BIC Top 50 advisors also keep in touch, mostly through occasional phone calls and/or emails, as well as through community involvement and client appreciation events. However, at 88%, most advisors aren't using social media with clients. The remainder only uses social media as a casual connection to clients, not as an outreach strategy.
Centers of Influence
BIC Top 50 advisors generally network with centers of influence the old-fashioned way, by asking clients for their accountants' and attorneys' names and addresses during the fact-gathering stage, contacting those professionals and then making sure to keep them in the loop and refer business to them. "That is the quickest way to get to know them and receive business in return," says one respondent. Another is quick to establish a two-way street for referrals: "My policy is send two referrals, get one back."

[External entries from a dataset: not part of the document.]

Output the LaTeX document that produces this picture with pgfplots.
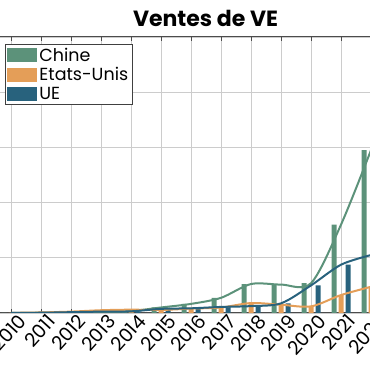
\documentclass[border=0pt]{standalone}
\usepackage{pgfplots}
\pgfplotsset{compat=1.18}
\usepackage{fontspec}
\setmainfont{Poppins}
\definecolor{cn}{RGB}{92,146,122}
\definecolor{us}{RGB}{228,158,88}
\definecolor{ue}{RGB}{40,98,125}
\begin{document}
\begin{tikzpicture}[x=1pt,y=1pt]
\path[use as bounding box] (0,0) rectangle (370,370);
\clip (0,0) rectangle (370,370);
\node[font=\bfseries\fontsize{22}{24}\selectfont] at (205.5,352) {Ventes de VE};
\begin{axis}[
  at={(-4pt,57pt)}, anchor=south west,
  scale only axis, width=390pt, height=276pt,
  xmin=2009.5, xmax=2022.5, ymin=0, ymax=10,
  xtick={2010,2011,2012,2013,2014,2015,2016,2017,2018,2019,2020,2021,2022},
  xticklabels={2010,2011,2012,2013,2014,2015,2016,2017,2018,2019,2020,2021,2022},
  ytick={0,2,4,6,8,10}, yticklabels={},
  x tick label style={rotate=48, anchor=north east, font=\fontsize{19}{21}\selectfont, inner sep=0pt, yshift=-4pt, xshift=4pt},
  grid=major, major grid style={draw=black!20, line width=0.7pt},
  axis line style={draw=black!70, line width=1pt},
  major tick length=4pt, tick style={draw=black!70, line width=0.8pt},
  legend style={at={(rel axis cs:0.023,0.975)}, anchor=north west, draw=black!75, line width=0.9pt,
    font=\fontsize{17.5}{19}\selectfont, inner xsep=2pt, inner ysep=1.5pt, row sep=1pt, legend cell align=left},
]
\addplot[ybar, bar width=5pt, bar shift=-7pt, fill=cn, draw=none,
  legend image code/.code={\fill[cn] (0pt,-7pt) rectangle (30pt,7pt);}]
  coordinates {(2010,0.005) (2011,0.01) (2012,0.015) (2013,0.02) (2014,0.07) (2015,0.2) (2016,0.33) (2017,0.55) (2018,1.05) (2019,1.03) (2020,1.08) (2021,3.2) (2022,5.9)};
\addlegendentry{Chine}
\addplot[ybar, bar width=5pt, bar shift=0pt, fill=us, draw=none,
  legend image code/.code={\fill[us] (0pt,-7pt) rectangle (30pt,7pt);}]
  coordinates {(2010,0.005) (2011,0.02) (2012,0.05) (2013,0.1) (2014,0.12) (2015,0.11) (2016,0.16) (2017,0.2) (2018,0.36) (2019,0.3) (2020,0.24) (2021,0.65) (2022,0.95)};
\addlegendentry{Etats-Unis}
\addplot[ybar, bar width=5pt, bar shift=7pt, fill=ue, draw=none,
  legend image code/.code={\fill[ue] (0pt,-7pt) rectangle (30pt,7pt);}]
  coordinates {(2010,0.002) (2011,0.01) (2012,0.03) (2013,0.05) (2014,0.06) (2015,0.15) (2016,0.17) (2017,0.22) (2018,0.25) (2019,0.35) (2020,1.0) (2021,1.75) (2022,2.1)};
\addlegendentry{UE}
\addplot[forget plot, smooth, tension=0.5, no markers, draw=cn, line width=2pt]
  coordinates {(2010,0.005) (2011,0.01) (2012,0.015) (2013,0.02) (2014,0.07) (2015,0.2) (2016,0.33) (2017,0.55) (2018,1.05) (2019,1.03) (2020,1.08) (2021,3.2) (2022,5.9)};
\addplot[forget plot, smooth, tension=0.5, no markers, draw=us, line width=2pt]
  coordinates {(2010,0.005) (2011,0.02) (2012,0.05) (2013,0.1) (2014,0.12) (2015,0.11) (2016,0.16) (2017,0.2) (2018,0.36) (2019,0.3) (2020,0.24) (2021,0.65) (2022,0.95)};
\addplot[forget plot, smooth, tension=0.5, no markers, draw=ue, line width=2pt]
  coordinates {(2010,0.002) (2011,0.01) (2012,0.03) (2013,0.05) (2014,0.06) (2015,0.15) (2016,0.17) (2017,0.22) (2018,0.25) (2019,0.35) (2020,1.0) (2021,1.75) (2022,2.1)};
\end{axis}
\end{tikzpicture}
\end{document}
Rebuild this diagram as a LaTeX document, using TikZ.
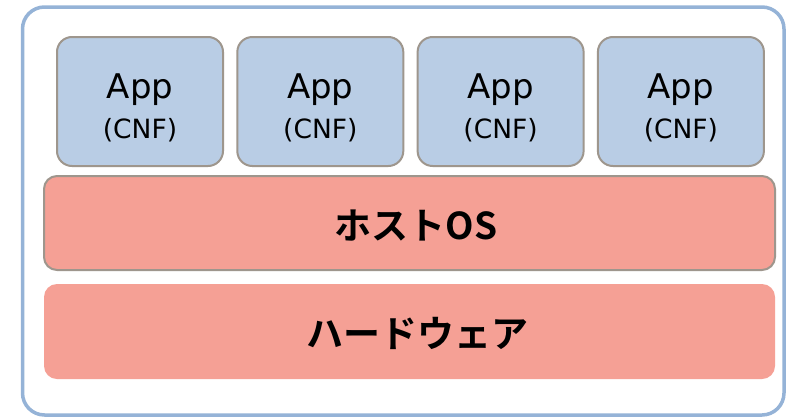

Top reps don't measure the strength of client relationships in any scientific way. Some look at the number of client referrals, others, the complexity of client accounts. Still others gauge clients' readiness to act on their advice. For most the strength of client relationships is largely instinctive. This may indicate room for a best practice such as surveying clients about their satisfaction.
Ones That Get Away
As with everyone in the industry, top advisors lose clients—sometimes big ones. But top reps responding to the survey consider that loss as bittersweet. "I realize that my niche is working with clients who are interested in obtaining advice and in learning," says one. "I have tried to not spend as much effort on clients who don't fit that mold, even when it comes at the expense of turning away business."
One advisor reports running afoul of the dynamics between a husband and wife. "I lost a couple I had been working with for five years because I didn't do a good enough job understanding the wife's goals, which I came to find out were different than her husband's," he says. "It caused a rift in their marriage, and the only solution was to change advisors. Lesson learned is to make sure you understand the goals of all people involved."
BIC Top 50 reps agree that the best way to get clients to open up about their deeper values is to use softer, open-ended questions, such as "Tell me about yourself," "What are your dreams?" or "What scares you the most?" The common thread to all these opening gambits is solutions-based selling focused entirely on the client's qualitative answers. Getting and understanding these answers is fairly easy—but critical to a successful relationship. One advisors tells clients: "I cannot do business with you unless I know everything, just as your doctors can't help you unless they know everything."
Another advisor reports having little patience for a perpetually cagey client. "Unwillingness to share personal details is usually a sign of a difficult client," he says. "We recognize that it takes time to get folks relaxed and comfortable opening up on some things. We usually can get this done with the folksy approach of spending time with them so that both sides see the other as real people. This works much better for us than some sort of efficient, time management approach of 'Get 'em in, get 'em out and on to the next one.' We have a high-end, professional clientele, so they are looking for this type of personal attention."